The usability of a website is a factor that affects both visitor satisfaction and search engine performance. When you struggle to find contact details or access the login page on a website, that is an example of poor usability. There’s not a business website on the internet that does not want you to reach out or interact. If these elements are difficult to find, that is an example of poor usability design.
What is Website Usability?
At its simplest level, usability refers to how easy or difficult it is to navigate and interact with a digital entity. In today’s competitive online marketplace, usability directly impacts user satisfaction, engagement rates, return rates, and search engine rankings, setting successful platforms apart.
Components of Usability:
- Learnability: How easily can first-time visitors figure out how to accomplish basic tasks on your site?
- Efficiency: Once familiar, how quickly can users perform tasks?
- Memorability: Can users re-establish proficiency after a period of not using the site?
- Errors: How many errors do users make, and how badly are they inconvenienced?
- Satisfaction: Do users enjoy using your site?
Usability and SEO: An Interlinked Relationship
Granted, usability is a function of design, so you might not have considered that it is also a factor in SEO. However, your SEO team can get people to click through to your website, but they can’t make them stay. Your content can be on point and your SEO can sizzle off the page, but highly relevant visitors may still bounce right off the website if the page they land on makes their eyes bleed.
In my experience as an SEO practitioner, sometimes web designers or clients have a great fondness for design effects that simply do not translate well to the web. One example is centered text. Yes, it can look great when used judiciously, but in longer passages, centered text is harder to read. Use it sparingly!
At the risk of getting swamped by web designers telling me to stay in my lane, here are a few other small design tips from an SEO perspective:
All Caps: Multiple studies have shown that using all caps reduces legibility. According to Harvard University: Design for Readability:
“Avoid using all caps. Readability is reduced with all caps because all words have a uniform rectangular shape, meaning readers can’t identify words by their shape.”
Lack of White Space: Not including white space between the elements on a webpage results in the headache-inducing ‘wall of text’ practically guaranteeing a high bounce rate. On the other hand, breaking up the page with white space improves comprehension by up to 20%, as stated by a study from Human Factors International.
Don’t sacrifice usability for minimalism: I love a simple website. All that clean white space and fast loading is my jam. But I have seen minimalism taken to the extreme—pages of images with no titles or introductions. By choosing images without any accompanying text, the website feels as if it’s breaking unwritten rules of online etiquette. It’s the digital equivalent of not offering a handshake.
SEO Factors Impacted by Usability
- User Engagement Metrics: Google considers user behavior like engagement, click-through rates, and session durations. A user-friendly website can significantly improve these metrics.
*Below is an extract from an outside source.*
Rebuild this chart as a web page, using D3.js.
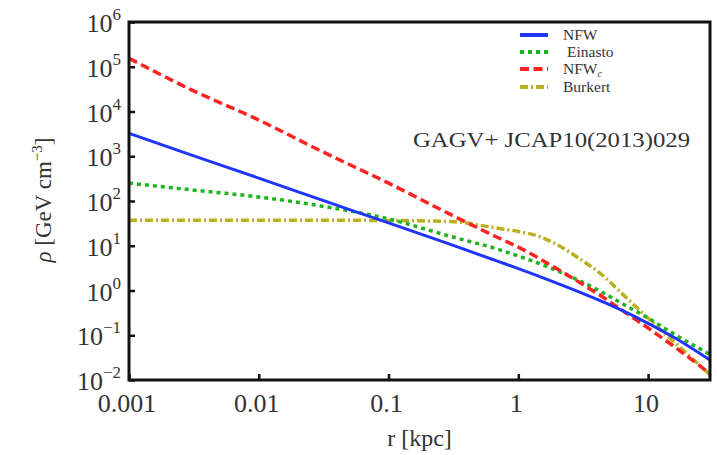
<!DOCTYPE html>
<html>
<head>
<meta charset="utf-8">
<script src="https://cdn.jsdelivr.net/npm/d3@7"></script>
<style>
  body { margin: 0; background: #fff; }
  svg { font-family: "Liberation Serif", "DejaVu Serif", serif; }
</style>
</head>
<body>
<svg id="chart" width="717" height="455"></svg>
<script>
// radius samples [kpc] and densities [GeV cm^-3]
const radii = [0.001, 0.003, 0.01, 0.03, 0.1, 0.3, 0.7, 1, 1.4, 2, 3, 4.5, 6.3, 10, 16, 30];
const nfw = [3240, 1072, 324, 107, 32.4, 10.7, 4.47, 3.09, 2.15, 1.45, 0.910, 0.555, 0.358, 0.185, 0.0879, 0.0280];
const einasto = [251, 178, 123, 77.6, 39.8, 16.2, 8.32, 5.89, 4.17, 2.75, 1.62, 0.891, 0.513, 0.240, 0.105, 0.0372];
const nfwc = [155000, 30900, 6460, 1320, 251, 50.1, 15.1, 9.33, 5.50, 3.02, 1.48, 0.708, 0.363, 0.145, 0.0550, 0.0138];
const burkert = [37.2, 37.2, 37.2, 37.1, 36.7, 34.7, 24.5, 20.9, 16.6, 10.5, 5.01, 2.14, 0.851, 0.240, 0.0692, 0.0132];

const xTicks = [0.001, 0.01, 0.1, 1, 10];
const xTickLabels = ["0.001", "0.01", "0.1", "1", "10"];
const yExponents = [-2, -1, 0, 1, 2, 3, 4, 5, 6];

const svg = d3.select("#chart");
const plotLeft = 129, plotRight = 710, plotTop = 22, plotBottom = 380;
const textColor = "#333";

const x = d3.scaleLog().domain([0.001, 30]).range([plotLeft, plotRight]);
const y = d3.scaleLog().domain([0.01, 1e6]).range([plotBottom, plotTop]);

const styles = {
  NFW: { color: "#1f35ff", dash: null, width: 3 },
  Einasto: { color: "#1fb31f", dash: "4,4", width: 3.5 },
  NFWc: { color: "#ff2424", dash: "9,4.5", width: 3.5 },
  Burkert: { color: "#b9b022", dash: "8,3,2,3", width: 3.5 },
};

const series = [
  { name: "NFW", values: nfw },
  { name: "Einasto", values: einasto },
  { name: "NFWc", values: nfwc },
  { name: "Burkert", values: burkert },
];

svg.append("defs").append("clipPath").attr("id", "plot-clip")
  .append("rect")
  .attr("x", plotLeft).attr("y", plotTop)
  .attr("width", plotRight - plotLeft).attr("height", plotBottom - plotTop);

const line = d3.line()
  .x((d) => x(d.r))
  .y((d) => y(d.rho))
  .curve(d3.curveMonotoneX);

// draw order: Burkert under the others, like the figure
const drawOrder = ["Burkert", "Einasto", "NFWc", "NFW"];
const curves = svg.append("g").attr("clip-path", "url(#plot-clip)");
drawOrder.forEach((name) => {
  const s = series.find((d) => d.name === name);
  const st = styles[name];
  curves.append("path")
    .datum(radii.map((r, i) => ({ r: r, rho: s.values[i] })))
    .attr("d", line)
    .attr("fill", "none")
    .attr("stroke", st.color)
    .attr("stroke-width", st.width)
    .attr("stroke-dasharray", st.dash);
});

// axes: inward ticks, no labels from the axis itself
const xAxis = d3.axisBottom(x).tickValues(xTicks).tickSize(-6).tickFormat("");
svg.append("g")
  .attr("transform", `translate(0, ${plotBottom})`)
  .call(xAxis)
  .call((g) => g.select(".domain").remove())
  .call((g) => g.selectAll(".tick line").attr("stroke", "#111").attr("stroke-width", 2.5));

const yAxis = d3.axisLeft(y).tickValues(yExponents.map((e) => Math.pow(10, e))).tickSize(-6).tickFormat("");
svg.append("g")
  .attr("transform", `translate(${plotLeft}, 0)`)
  .call(yAxis)
  .call((g) => g.select(".domain").remove())
  .call((g) => g.selectAll(".tick line").attr("stroke", "#111").attr("stroke-width", 2.5));

// frame
svg.append("rect")
  .attr("x", plotLeft).attr("y", plotTop)
  .attr("width", plotRight - plotLeft).attr("height", plotBottom - plotTop)
  .attr("fill", "none")
  .attr("stroke", "#111")
  .attr("stroke-width", 3);

// x tick labels
svg.append("g").selectAll("text")
  .data(xTicks)
  .join("text")
  .attr("x", (d) => x(d) - 2)
  .attr("y", 412)
  .attr("text-anchor", "middle")
  .attr("font-size", 26)
  .attr("fill", textColor)
  .text((d, i) => xTickLabels[i]);

// y tick labels 10^n
const yLab = svg.append("g").selectAll("text")
  .data(yExponents)
  .join("text")
  .attr("x", 121)
  .attr("y", (d) => y(Math.pow(10, d)) + 10)
  .attr("text-anchor", "end")
  .attr("font-size", 26)
  .attr("fill", textColor);
yLab.append("tspan").text("10");
yLab.append("tspan")
  .attr("dy", -12)
  .attr("font-size", 17)
  .text((d) => (d < 0 ? "\u2212" + Math.abs(d) : String(d)));

// axis titles
svg.append("text")
  .attr("x", (plotLeft + plotRight) / 2)
  .attr("y", 446)
  .attr("text-anchor", "middle")
  .attr("font-size", 24)
  .attr("fill", textColor)
  .text("r [kpc]");

const yTitle = svg.append("text")
  .attr("transform", "translate(51, 200) rotate(-90)")
  .attr("text-anchor", "middle")
  .attr("font-size", 23)
  .attr("fill", textColor);
yTitle.append("tspan").attr("font-style", "italic").text("\u03c1");
yTitle.append("tspan").text(" [GeV cm");
yTitle.append("tspan").attr("dy", -9).attr("font-size", 15).text("\u22123");
yTitle.append("tspan").attr("dy", 9).text("]");

// annotation
svg.append("text")
  .attr("x", 413)
  .attr("y", 147)
  .attr("font-size", 21)
  .attr("fill", textColor)
  .attr("textLength", 277)
  .attr("lengthAdjust", "spacingAndGlyphs")
  .text("GAGV+ JCAP10(2013)029");

// legend
const legend = svg.append("g");
const rowY = [35, 52, 69, 87];
series.forEach((s, i) => {
  const st = styles[s.name];
  legend.append("line")
    .attr("x1", 520).attr("x2", 548)
    .attr("y1", rowY[i]).attr("y2", rowY[i])
    .attr("stroke", st.color)
    .attr("stroke-width", 4)
    .attr("stroke-dasharray", st.dash);
  const t = legend.append("text")
    .attr("x", s.name === "Einasto" ? 567 : 563)
    .attr("y", rowY[i] + 5)
    .attr("font-size", 15.5)
    .attr("fill", textColor);
  if (s.name === "NFWc") {
    t.append("tspan").text("NFW");
    t.append("tspan").attr("dy", 3).attr("font-size", 10).attr("font-style", "italic").text("c");
  } else {
    t.text(s.name);
  }
});
</script>
</body>
</html>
- Mobile Optimization: With Google’s mobile-first indexing, a mobile-responsive design isn’t optional.
- Page Speed: Slow-loading pages can hurt usability and SEO.
- Content Structure: Organized, scannable content with headings, lists, and short paragraphs benefits readability and is favored by search engines.
Website Design (Usability + SEO) = Winning!
Of course, you want to make your website stand out with cutting-edge UX and eye-catching visuals. All I ask is that you bear in mind that sometimes less is more, and simplicity is the key to a seamless user experience.
Remember your favorite childhood storybook? The one with bold, colorful images, and short, to-the-point sentences? Your website should be like that. Attractive, simple, and easy to understand.
So, the next time your design team pitches an idea that feels like it’s straight out of a sci-fi movie, or you’re tempted to put every single thing you offer on the homepage, maybe ask your SEO team to weigh in. After all, they might be looking at your website from a viewpoint you hadn’t considered.
In the end, a harmonious marriage of design and SEO will always make your digital home a favorite go-to place for visitors.